Your C-suite will want to see the impact of L&D programs on individual productivity and on business outcomes and ROI.   

Unfortunately, only a small percentage of them report seeing that impact in their organizations. Why is that? 

It makes sense to build evaluation and measurement into any initiative to provide quantifiable indicators of success. But many organizations have gaps. They either don’t or can’t measure the impact on business performance and, if they do, they aren’t satisfied with the outcomes.  

Reasons they don’t measure or are unhappy: 

  1. No available relevant data or metrics because it wasn’t built into the LMS due to a lack of foresight. 
  2. Data is not in a digestible format because of a lack of visualizations. 
  3. Data is available but not reported to C-suite because of a lack of a data-driven mindset and culture.  

As employee expectations rise, leaders have to prioritize employee development for better business outcomes and retention. Now more than ever, you need to know exactly how your L&D programs impact the workforce and you need to assess the ROI as the investment in L&D increases. 

Here are 9 ways people analytics solves for and drives L&D by demonstrating impact and providing insights:  

1. Metrics

Analytics will help break down the learning program and identify which components (content, methods, or activities) directly add business value. Building metrics into the program before implementation will ensure the data needed to demonstrate its value is readily available.  

Tracking high-level, advanced metrics like knowledge retention rates and learner proficiency instead of low-hanging fruit like hours completed and employee satisfaction with the training will provide more value.  

2. Integrating data. 

Having to manually extract data from several different systems makes it difficult to assess impact. If you have unintegrated, siloed systems, and outdated legacy systems that don’t talk to one another, you may have a situation where there is duplication and overlap in the tracking of data points.  

Integration makes data more readily available, digestible, and accessible while creating a clearer picture of employees’ interaction with L&D programs and how they use what they learn. When considering a new LMS it would be wise to prioritize integration and analytics capability as crucial for transforming data into actionable results that move the needle with business outcomes.  

3. Dashboards

Sending annual or quarterly reports to senior executives is a thing of the past.

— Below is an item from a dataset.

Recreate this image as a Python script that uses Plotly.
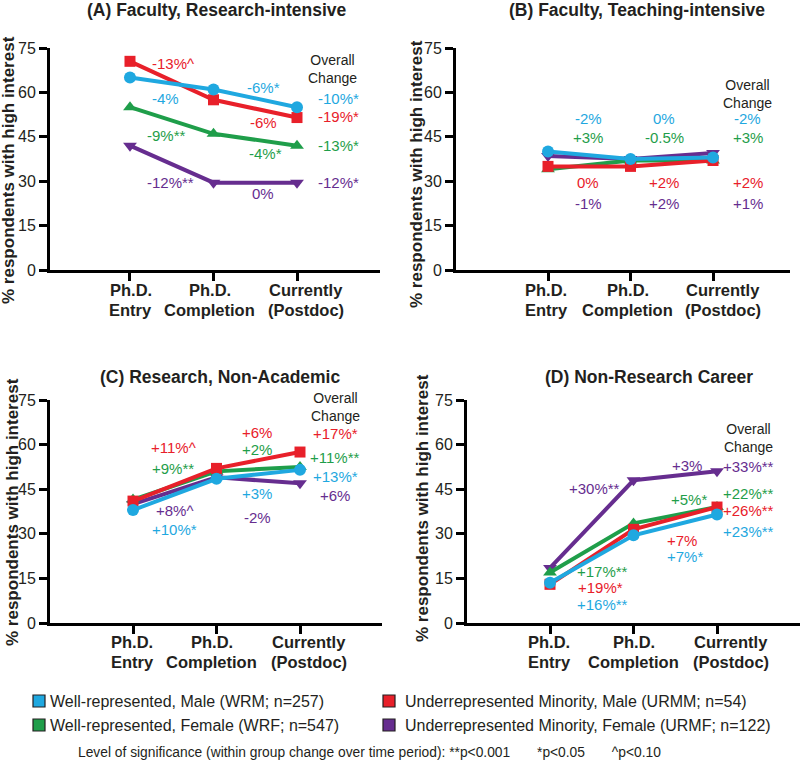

Putting real-time visualizations in front of decision-makers changed the game enabling improved speed, accuracy, and the ability to assess L&D. Packaging data in the form of dashboards provides a new level of data accessibility and digestibility that is not only useful to managers and decision makers but can validate L&D efforts.  

4. Data amalgamation. 

You can’t rely solely on the learning data from the LMS to determine the efficacy of L&D programs. To tie your training programs back to organizational goals you need a holistic view for richer insights. 

Combining and comparing those learning metrics with other employee lifecycle data like performance, engagement, and retention rates will help to derive actionable insights quicker.    

5. Skill development.

People analytics has the potential to bridge the skills gap by using L&D data to enable skill development. How? By analyzing L&D data to determine the most effective training for developing a specific skill (particularly knowledge-based ones), and which areas of the organization certain skills should be developed. It will also help you to create a skills taxonomy for more strategic upskilling and reskilling.  

6. Employee performance. 

Another way you can prove L&D effectiveness is through data comparisons. Measuring differences in performance scores from people data before and after training, or between those who were trained versus those who weren’t can be a source of valuable insight and proof positive of L&D impact.   

7. Revenue

Merging business data with people data can unlock powerful insights. Here’s a pro tip: Connect business metrics such as sales figures to L&D data to measure performance and determine which L&D efforts are effective at growing sales. Another tip: connect L&D data to safety metrics to establish which training programs are most effective at reducing incidents and to investigate correlations between training frequency and knowledge retention.  

8. Turnover.

L&D has a critical role in reducing turnover by providing opportunities that enhance employee experience and boost retention. If there was any doubt as to where learning lies in employees’ list of job priorities, the 2019 Workforce Learning Report by LinkedIn found that 94% of employees were more likely to stay at a company that invested in their learning.  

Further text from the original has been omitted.